9 artists and mak­ers from the South Hams Arts Forum present an exhi­bi­tion of unique hand­made crafts and gift ideas in the run up to Christmas

29/11/22 – 18/12/22
Opening Times
Sunday, 11:00 – 15:00
Mon–Sat, 10:00 – 16:00
Textile artist Sheila Kettle embraces the Christmas mood with decorations, trees and needle-felted pouch bags, alongside her richly felted and woven landscapes and seascapes made with hand-dyed textured threads, fleece and waste from the silk industry.
Printmaker Emma Cook has produced a range of exquisite Christmas-themed collagraph miniatures, each embellished with tiny beads and metallic threads and presented in small, decorative frames.
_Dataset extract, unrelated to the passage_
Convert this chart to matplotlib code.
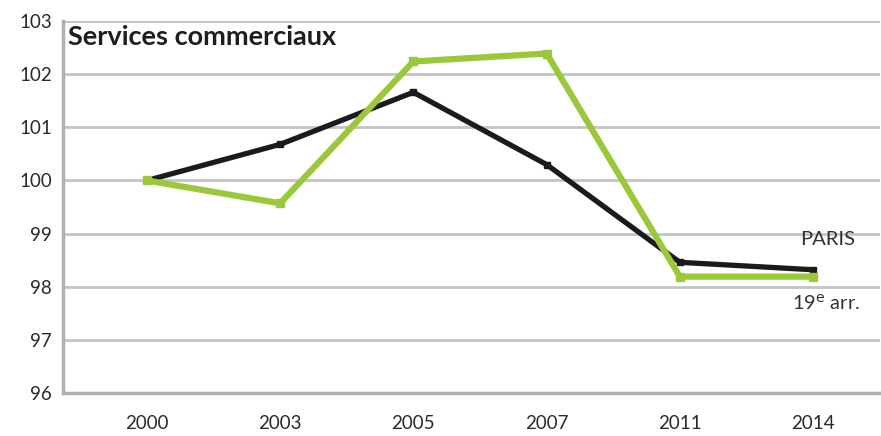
import matplotlib
matplotlib.use("Agg")
import matplotlib.pyplot as plt

plt.rcParams['font.family'] = ['Lato', 'DejaVu Sans']

years = ['2000', '2003', '2005', '2007', '2011', '2014']
paris = [100.0, 100.68, 101.66, 100.3, 98.46, 98.32]
arr19 = [100.0, 99.57, 102.24, 102.39, 98.19, 98.19]
yticks = [96, 97, 98, 99, 100, 101, 102, 103]

fig = plt.figure(figsize=(8.81, 4.36), dpi=100)
ax = fig.add_axes([0.0715, 0.0986, 0.927, 0.853])

x = list(range(len(years)))
ax.plot(x, paris, color='#1b1b1b', lw=3.8, marker='s', ms=5, zorder=3)
ax.plot(x, arr19, color='#9bc83b', lw=4.5, marker='s', ms=6, zorder=4)

ax.set_xlim(-0.63, 5.5)
ax.set_ylim(96, 103)
ax.set_yticks(yticks)
ax.set_xticks(x)
ax.set_xticklabels(years)
ax.grid(axis='y', color='#c4c4c4', lw=2)
ax.set_axisbelow(True)
for s in ['top', 'right']:
    ax.spines[s].set_visible(False)
for s in ['left', 'bottom']:
    ax.spines[s].set_color('#b0b0b0')
    ax.spines[s].set_linewidth(2.5)
ax.tick_params(axis='both', length=0, labelsize=13.5, colors='#2a2a2a')
ax.tick_params(axis='x', pad=16)
ax.tick_params(axis='y', pad=8)

ax.text(0.006, 0.99, 'Services commerciaux', transform=ax.transAxes,
        fontsize=19.5, fontweight='bold', color='#1e1e1e', va='top', ha='left')
ax.text(5.11, 98.72, 'PARIS', fontsize=14.5, color='#333333', ha='center', va='bottom')
ax.text(5.1, 97.7, r'19$^{\mathrm{e}}$ arr.', fontsize=14.5, color='#333333', ha='center', va='center')

fig.savefig('out.png', dpi=100)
Silversmith Charlotte Dalrymple-Hay’s classic jewellery designs often include lightly hammered surfaces and semi-precious stones, inspired by elements of the natural environment.
Richard Bent describes himself as a self-taught blacksmith, combining engineering and creativity in commissions that have included gates, stairs and bridges, and small decorative items such as mice.
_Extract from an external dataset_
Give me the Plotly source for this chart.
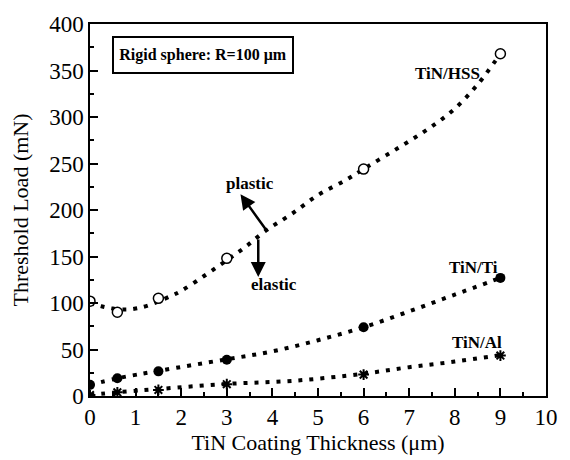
import plotly.graph_objects as go

# Measured threshold loads (mN) versus TiN coating thickness (um)
thickness = [0, 0.6, 1.5, 3, 6, 9]
hss_load = [102, 90, 105, 148, 244, 368]
ti_load = [12, 19, 26.5, 39, 74, 127]
al_load = [1, 4, 6.5, 12.7, 23, 43.5]

# Fitted trend curves
hss_fit_x = [0, 0.25, 0.5, 0.8, 1.0, 1.25, 1.75, 2.0, 2.5, 3.0, 3.4, 3.86, 4.4, 5.0, 5.6, 6.0, 6.5, 7.0, 7.5, 8.0, 8.5, 9.0]
hss_fit_y = [100, 96.5, 94, 93, 94, 97, 107, 113, 129, 146, 160, 178, 195, 216, 232, 244, 259, 274, 290, 309, 335, 368]
ti_fit_x = [0, 0.6, 1.5, 3, 4, 5, 6, 7, 8, 9]
ti_fit_y = [12, 19, 27, 39.5, 48, 60, 74, 91, 109, 127]
al_fit_x = [0, 0.6, 1.5, 3, 4.5, 6, 7, 8, 9]
al_fit_y = [1, 4, 7.5, 13, 16.5, 24, 31, 37, 44]

x_ticks = list(range(0, 11))
y_ticks = list(range(0, 401, 50))

FONT = "Liberation Serif"
DOTS = "4px,7px"

fig = go.Figure()

for fx, fy in [(hss_fit_x, hss_fit_y), (ti_fit_x, ti_fit_y), (al_fit_x, al_fit_y)]:
    fig.add_trace(go.Scatter(
        x=fx, y=fy, mode="lines", line_shape="spline",
        line=dict(color="black", width=4, dash=DOTS),
        showlegend=False, hoverinfo="skip"))

fig.add_trace(go.Scatter(
    x=thickness, y=hss_load, mode="markers", name="TiN/HSS",
    marker=dict(symbol="circle", size=10, color="white",
                line=dict(color="black", width=1.5)), showlegend=False))
fig.add_trace(go.Scatter(
    x=thickness, y=ti_load, mode="markers", name="TiN/Ti",
    marker=dict(symbol="circle", size=10, color="black"), showlegend=False))
fig.add_trace(go.Scatter(
    x=thickness, y=al_load, mode="markers", name="TiN/Al",
    marker=dict(symbol="asterisk-open", size=9, color="black",
                line=dict(color="black", width=2)), showlegend=False))

annotations = [
    dict(x=2.47, y=367, text="<b>Rigid sphere: R=100 μm</b>", showarrow=False,
         font=dict(family=FONT, size=16, color="black"),
         bordercolor="black", borderwidth=2, borderpad=3, width=172, height=28,
         bgcolor="white"),
    dict(x=7.85, y=347, text="<b>TiN/HSS</b>", showarrow=False,
         font=dict(family=FONT, size=17, color="black")),
    dict(x=8.42, y=138, text="<b>TiN/Ti</b>", showarrow=False,
         font=dict(family=FONT, size=17, color="black")),
    dict(x=8.48, y=58, text="<b>TiN/Al</b>", showarrow=False,
         font=dict(family=FONT, size=17, color="black")),
    dict(x=3.5, y=229, text="<b>plastic</b>", showarrow=False,
         font=dict(family=FONT, size=17, color="black")),
    dict(x=4.03, y=120, text="<b>elastic</b>", showarrow=False,
         font=dict(family=FONT, size=17, color="black")),
    # direction arrows
    dict(x=3.3, y=217, ax=3.9, ay=176, xref="x", yref="y", axref="x", ayref="y",
         text="", showarrow=True, arrowhead=2, arrowsize=1.2, arrowwidth=2.5,
         arrowcolor="black"),
    dict(x=3.69, y=128, ax=3.69, ay=170, xref="x", yref="y", axref="x", ayref="y",
         text="", showarrow=True, arrowhead=2, arrowsize=1.2, arrowwidth=2.5,
         arrowcolor="black"),
]

axis_common = dict(
    showgrid=False, zeroline=False, showline=True, linecolor="black", linewidth=1.5,
    mirror=True, ticks="inside", tickcolor="black", tickwidth=1.5, ticklen=8,
    tickfont=dict(family=FONT, size=23, color="black"),
)

fig.update_layout(
    width=570, height=460,
    margin=dict(l=90, r=14, t=21, b=62),
    paper_bgcolor="white", plot_bgcolor="white",
    font=dict(family=FONT, color="black"),
    annotations=annotations,
    xaxis=dict(range=[0, 10], tickvals=x_ticks,
               minor=dict(dtick=0.5, ticks="inside", ticklen=4, tickcolor="black", tickwidth=1.5),
               title=dict(text="TiN Coating Thickness (μm)", standoff=2,
                          font=dict(family=FONT, size=22, color="black")),
               **axis_common),
    yaxis=dict(range=[0, 400], tickvals=y_ticks,
               minor=dict(dtick=25, ticks="inside", ticklen=4, tickcolor="black", tickwidth=1.5),
               title=dict(text="Threshold Load (mN)", standoff=14,
                          font=dict(family=FONT, size=22, color="black")),
               **axis_common),
)

fig.write_html("out.html")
Rebecca White combines her background in printmaking with her love of natural fabrics, printing onto linens, silks, fine cottons and velvets, and adding texture and colour with free motion embroidery and applique to produce items that are both beautiful and functional.
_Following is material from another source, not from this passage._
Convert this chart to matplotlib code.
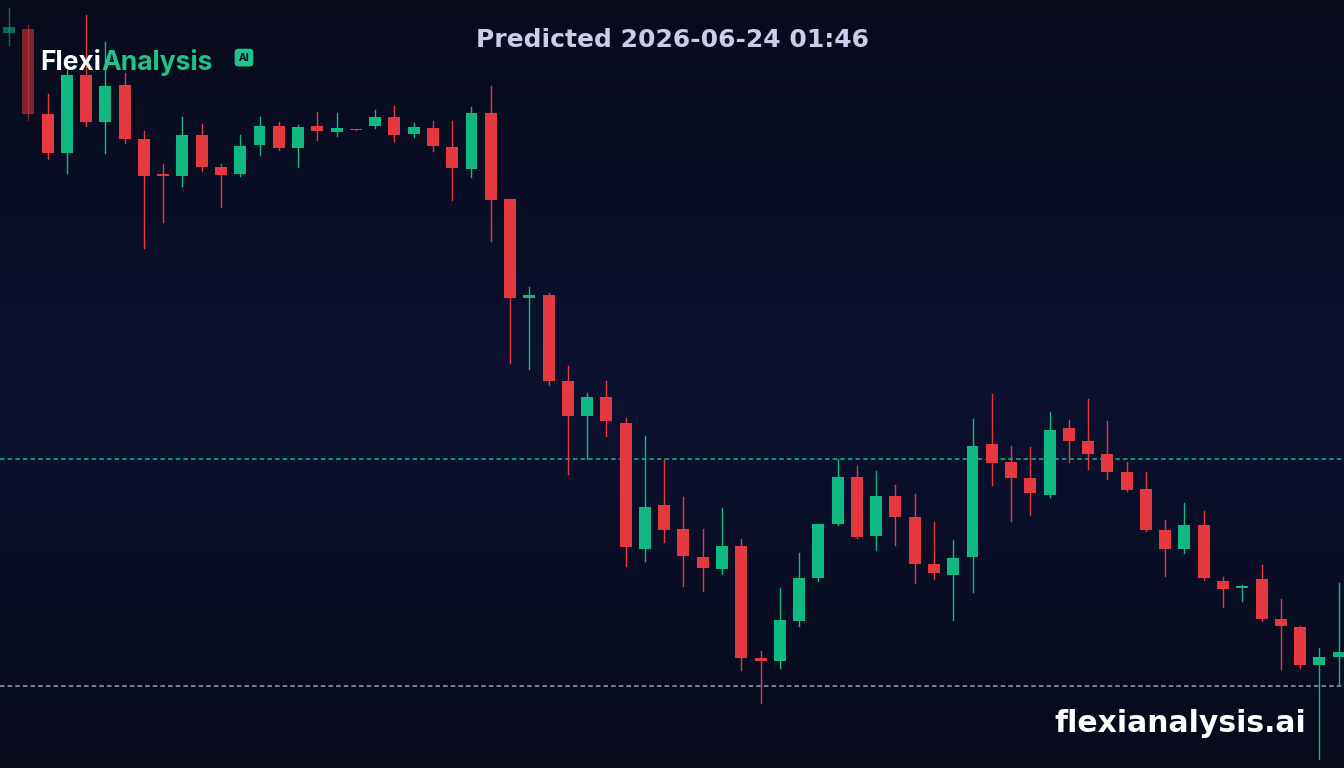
import matplotlib
matplotlib.use("Agg")
import matplotlib.pyplot as plt
import numpy as np

# OHLC (arbitrary price units)
opens  = [735,739,654,615,693,646,683,629,594,592,633,601,594,623,642,620,642,636,639,642,651,634,640,621,599,655,569,470,473,387,352,371,345,219,263,239,211,199,222,110,107,147,190,244,291,232,272,251,204,193,211,324,306,290,273,340,327,314,296,279,238,219,243,187,180,189,149,141,103,111]
closes = [741,654,615,693,646,682,629,592,592,633,601,593,622,642,620,641,637,640,638,651,633,641,622,600,655,568,470,473,387,352,371,347,221,261,238,212,200,222,110,107,148,190,244,291,231,272,251,204,195,210,322,305,290,275,338,327,314,296,278,238,219,243,190,179,182,149,142,103,111,116]
highs  = [760,743,674,698,753,726,695,637,604,651,644,604,633,651,646,643,656,655,639,658,662,645,647,647,661,682,569,481,475,402,375,387,350,332,309,271,239,260,229,117,180,215,244,309,302,297,283,274,246,228,349,374,322,321,356,348,369,347,306,296,248,265,257,191,183,203,169,142,120,185]
lows   = [723,648,609,595,642,615,625,520,546,582,597,561,592,613,618,601,628,632,638,640,627,631,617,568,591,527,405,399,383,294,309,332,202,207,226,182,177,194,98,65,100,142,187,243,230,218,223,185,189,148,176,283,247,253,271,306,299,289,277,237,192,215,188,161,167,147,99,100,9,83]

level_green = 309
level_grey = 82
title = "Predicted 2026-06-24 01:46"

fig = plt.figure(figsize=(13.44, 7.68), dpi=100)
bgax = fig.add_axes([0, 0, 1, 1])
grad = np.linspace(0, 1, 256)
grad = 1 - np.abs(grad - 0.5) * 2
bgax.imshow(grad[:, None], aspect='auto',
            cmap=matplotlib.colors.LinearSegmentedColormap.from_list('g', ['#070b1a', '#0c1230']),
            extent=[0, 1, 0, 1])
bgax.axis('off')

ax = fig.add_axes([0, 0, 1, 1])
ax.patch.set_alpha(0)
step = 19.27
ax.set_xlim(-9 / step, (1344 - 9) / step)
ax.set_ylim(0, 768)
ax.axis('off')

green, red = '#10b981', '#e5393f'
for i in range(len(opens)):
    o, c, h, l = opens[i], closes[i], highs[i], lows[i]
    col = green if c >= o else red
    alpha = 0.55 if i < 2 else 1.0
    ax.plot([i, i], [l, h], color=col, lw=1, alpha=alpha, zorder=2)
    ax.add_patch(plt.Rectangle((i - 0.31, min(o, c)), 0.62, max(abs(c - o), 1.5),
                               color=col, alpha=alpha, zorder=3, lw=0))

ax.axhline(level_green, color='#10b981', ls=(0, (3, 2)), lw=1.1, zorder=1)
ax.axhline(level_grey, color='#9a9cc4', ls=(0, (3, 2)), lw=1.1, zorder=1)

fig.text(0.5, 0.948, title, ha='center', va='center', color='#c9cde8', fontsize=18, fontweight='bold')
t1 = fig.text(40/1344, 0.918, "Flexi", color='white', fontsize=19, fontweight='bold', va='center',
              family='Inter')
fig.canvas.draw()
bb = t1.get_window_extent()
fig.text(bb.x1/1344, 0.918, "Analysis", color='#1fc48c', fontsize=19, fontweight='bold', va='center',
         family='Inter')
fig.text(244/1344, 0.925, "AI", color='#0b1024', fontsize=7, fontweight='bold', va='center', ha='center',
         bbox=dict(boxstyle='round,pad=0.4', fc='#1fc48c', ec='none'))
fig.text(0.972, 0.058, "flexianalysis.ai", ha='right', va='center', color='white', fontsize=21.5, fontweight='bold')

fig.savefig('out.png', dpi=100)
Kim Watkins machine-stitches recycled papers and materials to create images with a nostalgic or quirky feel, a technique which can offer a meaningful way of preserving mementoes when working to commission.
Ceramicist Susan Luker builds pots by hand using slabs of white grogged clay, its flat platform providing a canvas to paint on with clay slips and engobes, and a variety of lichen glazes in multiple layers and firings.
Sue Carr uses throwing, sculpting and slab rolling techniques in her porcelain ceramic wall and table pieces, which she decorates with colourful glazes developed over 38 years of her own glaze technology.
Watercolourist Eleanor King’s recent studies are of local seabirds, and she enjoys “capturing those arresting moments when a beautiful sky or illuminated landscape stops you in your tracks”.